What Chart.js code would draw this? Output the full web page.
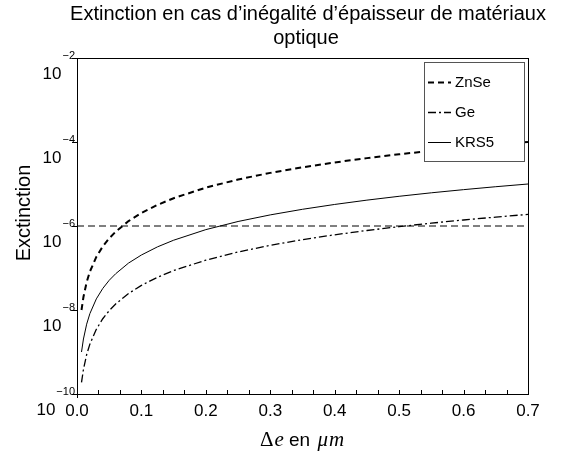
<!DOCTYPE html>
<html>
<head>
<meta charset="utf-8">
<script src="https://cdn.jsdelivr.net/npm/chart.js@4.4.1/dist/chart.umd.min.js"></script>
<style>
  html, body { margin: 0; padding: 0; background: #fff; }
  #graf { display: block; }
</style>
</head>
<body>
<canvas id="graf" width="571" height="455"></canvas>
<script>
// ===== DONNÉES =====
const epaisseur = [0.007, 0.01, 0.015, 0.02, 0.03, 0.04, 0.05, 0.06, 0.08, 0.1, 0.125, 0.15,
  0.2, 0.25, 0.3, 0.35, 0.4, 0.45, 0.5, 0.55, 0.6, 0.65, 0.7];
const extZnSe = [1.0e-8, 2.04e-8, 4.6e-8, 8.2e-8, 1.84e-7, 3.26e-7, 5.1e-7, 7.3e-7, 1.31e-6, 2.04e-6,
  3.19e-6, 4.59e-6, 8.2e-6, 1.28e-5, 1.84e-5, 2.5e-5, 3.26e-5, 4.13e-5, 5.1e-5, 6.17e-5, 7.34e-5, 8.62e-5, 1.0e-4];
const extGe = [1.89e-10, 3.86e-10, 8.7e-10, 1.54e-9, 3.47e-9, 6.2e-9, 9.65e-9, 1.39e-8, 2.47e-8, 3.86e-8,
  6.03e-8, 8.7e-8, 1.54e-7, 2.41e-7, 3.47e-7, 4.73e-7, 6.18e-7, 7.82e-7, 9.65e-7, 1.17e-6, 1.39e-6, 1.63e-6, 1.89e-6];
const extKRS5 = [1.0e-9, 2.04e-9, 4.6e-9, 8.2e-9, 1.84e-8, 3.26e-8, 5.1e-8, 7.3e-8, 1.31e-7, 2.04e-7,
  3.19e-7, 4.59e-7, 8.2e-7, 1.28e-6, 1.84e-6, 2.5e-6, 3.26e-6, 4.13e-6, 5.1e-6, 6.17e-6, 7.34e-6, 8.62e-6, 1.0e-5];
const seuilX = [0, 0.7];
const seuilY = [1e-6, 1e-6];
const xTicks = [0, 0.1, 0.2, 0.3, 0.4, 0.5, 0.6, 0.7];
const xTickLabels = ['0.0', '0.1', '0.2', '0.3', '0.4', '0.5', '0.6', '0.7'];
const yExposants = [-2, -4, -6, -8, -10];
const yTickLabels = ['\u22122', '\u22124', '\u22126', '\u22128', '\u221210'];
const nomsSeries = ['ZnSe', 'Ge', 'KRS5'];

const SANS = '"Liberation Sans", Arial, sans-serif';
const SERIF = '"Liberation Serif", "DejaVu Serif", serif';

function pts(xs, ys) { return xs.map((x, i) => ({ x: x, y: ys[i] })); }

// ===== DESSIN DES AXES, TITRES ET LÉGENDE =====
const decor = {
  id: 'decor',
  afterDatasetsDraw(chart) {
    const c = chart.ctx, a = chart.chartArea;
    const sx = chart.scales.x, sy = chart.scales.y;
    c.save();
    c.strokeStyle = '#000';
    c.lineWidth = 1;
    c.setLineDash([]);
    c.strokeRect(Math.round(a.left) + 0.5, Math.round(a.top) + 0.5, Math.round(a.right - a.left), Math.round(a.bottom - a.top));

    // graduations x (mineures tous les 1/30)
    c.beginPath();
    for (let k = 0; k <= 21; k++) {
      const px = Math.round(sx.getPixelForValue(k * 0.7 / 21)) + 0.5;
      c.moveTo(px, a.bottom);
      c.lineTo(px, a.bottom - 4);
    }
    c.moveTo(Math.round(a.left) + 0.5, a.bottom);
    c.lineTo(Math.round(a.left) + 0.5, a.bottom + 4);
    c.stroke();
    c.fillStyle = '#000';
    c.font = '17px ' + SANS;
    c.textAlign = 'center';
    c.textBaseline = 'alphabetic';
    xTicks.forEach((v, i) => {
      c.fillText(xTickLabels[i], sx.getPixelForValue(v), a.bottom + 22);
    });

    // graduations y
    c.beginPath();
    yExposants.forEach(e => {
      const py = Math.round(sy.getPixelForValue(Math.pow(10, e))) + 0.5;
      c.moveTo(a.left - 5, py);
      c.lineTo(a.left, py);
    });
    c.stroke();
    yExposants.forEach((e, i) => {
      const py = sy.getPixelForValue(Math.pow(10, e));
      c.font = '11px ' + SANS;
      c.textAlign = 'right';
      c.textBaseline = 'middle';
      const expo = yTickLabels[i];
      c.fillText(expo, a.left - 2, py - 2);
      const w = c.measureText(expo).width;
      c.font = '17px ' + SANS;
      c.fillText('10', a.left - 3 - w, py + 16);
    });

    // légende
    const lg = { x: 424.5, y: 62.5, w: 100, h: 99 };
    c.fillStyle = '#fff';
    c.fillRect(lg.x, lg.y, lg.w, lg.h);
    c.strokeStyle = '#555';
    c.strokeRect(lg.x, lg.y, lg.w, lg.h);
    const lignesY = [82, 112, 142];
    chart.data.datasets.slice(0, 3).forEach((ds, i) => {
      c.strokeStyle = ds.borderColor;
      c.lineWidth = ds.borderWidth;
      c.setLineDash(ds.borderDash || []);
      c.beginPath();
      c.moveTo(428, lignesY[i] + 0.5);
      c.lineTo(451, lignesY[i] + 0.5);
      c.stroke();
      c.setLineDash([]);
      c.fillStyle = '#000';
      c.font = '15px ' + SANS;
      c.textAlign = 'left';
      c.textBaseline = 'middle';
      c.fillText(ds.label, 455, lignesY[i] + 1);
    });

    // titre
    c.fillStyle = '#000';
    c.font = '20px ' + SANS;
    c.textAlign = 'center';
    c.textBaseline = 'alphabetic';
    c.fillText('Extinction en cas d\u2019inégalité d\u2019épaisseur de matériaux', 308, 20);
    c.fillText('optique', 306, 44);

    // titre axe y
    c.save();
    c.translate(30, 213);
    c.rotate(-Math.PI / 2);
    c.font = '20px ' + SANS;
    c.textBaseline = 'alphabetic';
    c.fillText('Exctinction', 0, 0);
    c.restore();

    // titre axe x : Δe en μm
    const morceaux = [
      ['\u0394', '21px ' + SERIF, 1],
      ['e', 'italic 21px ' + SERIF, 0],
      [' en ', '19px ' + SANS, 2],
      ['\u03bc', 'italic 21px ' + SERIF, 1],
      ['m', 'italic 21px ' + SERIF, 0]
    ];
    let total = 0;
    morceaux.forEach(m => { c.font = m[1]; total += c.measureText(m[0]).width + m[2]; });
    let px = 302 - total / 2;
    c.textAlign = 'left';
    morceaux.forEach(m => {
      c.font = m[1];
      c.fillText(m[0], px, 446);
      px += c.measureText(m[0]).width + m[2];
    });
    c.restore();
  }
};

new Chart(document.getElementById('graf'), {
  type: 'line',
  data: {
    datasets: [
      { label: nomsSeries[0], data: pts(epaisseur, extZnSe), borderColor: '#000', borderWidth: 2, borderDash: [6, 4] },
      { label: nomsSeries[1], data: pts(epaisseur, extGe), borderColor: '#000', borderWidth: 1.3, borderDash: [8, 3, 2, 3] },
      { label: nomsSeries[2], data: pts(epaisseur, extKRS5), borderColor: '#000', borderWidth: 1 },
      { label: 'seuil', data: pts(seuilX, seuilY), borderColor: '#000', borderWidth: 1, borderDash: [7, 4] }
    ]
  },
  options: {
    responsive: false,
    animation: false,
    devicePixelRatio: 1,
    elements: { point: { radius: 0 }, line: { tension: 0, fill: false } },
    layout: { padding: { left: 0, top: 58, right: 43, bottom: 0 } },
    plugins: { legend: { display: false }, title: { display: false }, tooltip: { enabled: false } },
    scales: {
      x: {
        type: 'linear', min: 0, max: 0.7,
        grid: { display: false, drawTicks: false },
        border: { display: false },
        ticks: { display: false },
        afterFit(s) { s.height = 61; }
      },
      y: {
        type: 'logarithmic', min: 1e-10, max: 1e-2,
        grid: { display: false, drawTicks: false },
        border: { display: false },
        ticks: { display: false },
        afterFit(s) { s.width = 77; }
      }
    }
  },
  plugins: [decor]
});
</script>
</body>
</html>
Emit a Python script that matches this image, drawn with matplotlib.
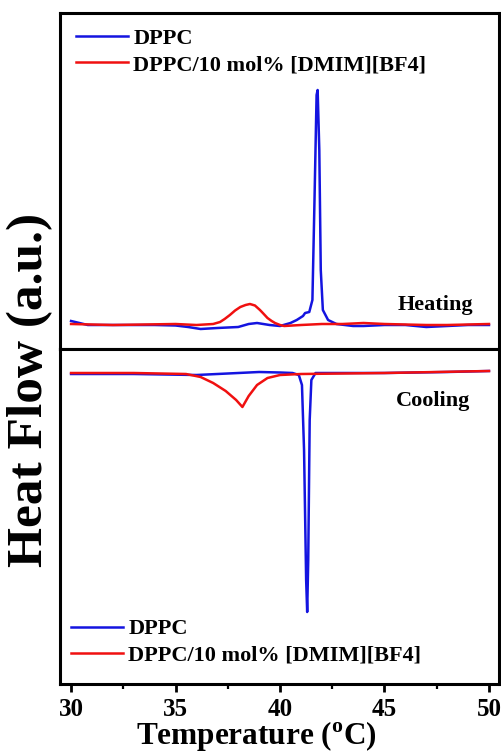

────────────────

**Your objective:**
Leave out any pictures, please, and quote only the lines from the top of the data through the line that contains "function pts(xs, ys)".

**Response:**
What Chart.js code would draw this? Output the full web page.
<!DOCTYPE html>
<html>
<head>
<meta charset="utf-8">
<script src="https://cdn.jsdelivr.net/npm/chart.js@4.4.1/dist/chart.umd.min.js"></script>
<style>
  html, body { margin: 0; padding: 0; background: #fff; }
  #graf { display: block; }
</style>
</head>
<body>
<canvas id="graf" width="571" height="455"></canvas>
<script>
// ===== DONNÉES =====
const epaisseur = [0.007, 0.01, 0.015, 0.02, 0.03, 0.04, 0.05, 0.06, 0.08, 0.1, 0.125, 0.15,
  0.2, 0.25, 0.3, 0.35, 0.4, 0.45, 0.5, 0.55, 0.6, 0.65, 0.7];
const extZnSe = [1.0e-8, 2.04e-8, 4.6e-8, 8.2e-8, 1.84e-7, 3.26e-7, 5.1e-7, 7.3e-7, 1.31e-6, 2.04e-6,
  3.19e-6, 4.59e-6, 8.2e-6, 1.28e-5, 1.84e-5, 2.5e-5, 3.26e-5, 4.13e-5, 5.1e-5, 6.17e-5, 7.34e-5, 8.62e-5, 1.0e-4];
const extGe = [1.89e-10, 3.86e-10, 8.7e-10, 1.54e-9, 3.47e-9, 6.2e-9, 9.65e-9, 1.39e-8, 2.47e-8, 3.86e-8,
  6.03e-8, 8.7e-8, 1.54e-7, 2.41e-7, 3.47e-7, 4.73e-7, 6.18e-7, 7.82e-7, 9.65e-7, 1.17e-6, 1.39e-6, 1.63e-6, 1.89e-6];
const extKRS5 = [1.0e-9, 2.04e-9, 4.6e-9, 8.2e-9, 1.84e-8, 3.26e-8, 5.1e-8, 7.3e-8, 1.31e-7, 2.04e-7,
  3.19e-7, 4.59e-7, 8.2e-7, 1.28e-6, 1.84e-6, 2.5e-6, 3.26e-6, 4.13e-6, 5.1e-6, 6.17e-6, 7.34e-6, 8.62e-6, 1.0e-5];
const seuilX = [0, 0.7];
const seuilY = [1e-6, 1e-6];
const xTicks = [0, 0.1, 0.2, 0.3, 0.4, 0.5, 0.6, 0.7];
const xTickLabels = ['0.0', '0.1', '0.2', '0.3', '0.4', '0.5', '0.6', '0.7'];
const yExposants = [-2, -4, -6, -8, -10];
const yTickLabels = ['\u22122', '\u22124', '\u22126', '\u22128', '\u221210'];
const nomsSeries = ['ZnSe', 'Ge', 'KRS5'];

const SANS = '"Liberation Sans", Arial, sans-serif';
const SERIF = '"Liberation Serif", "DejaVu Serif", serif';

function pts(xs, ys) { return xs.map((x, i) => ({ x: x, y: ys[i] })); }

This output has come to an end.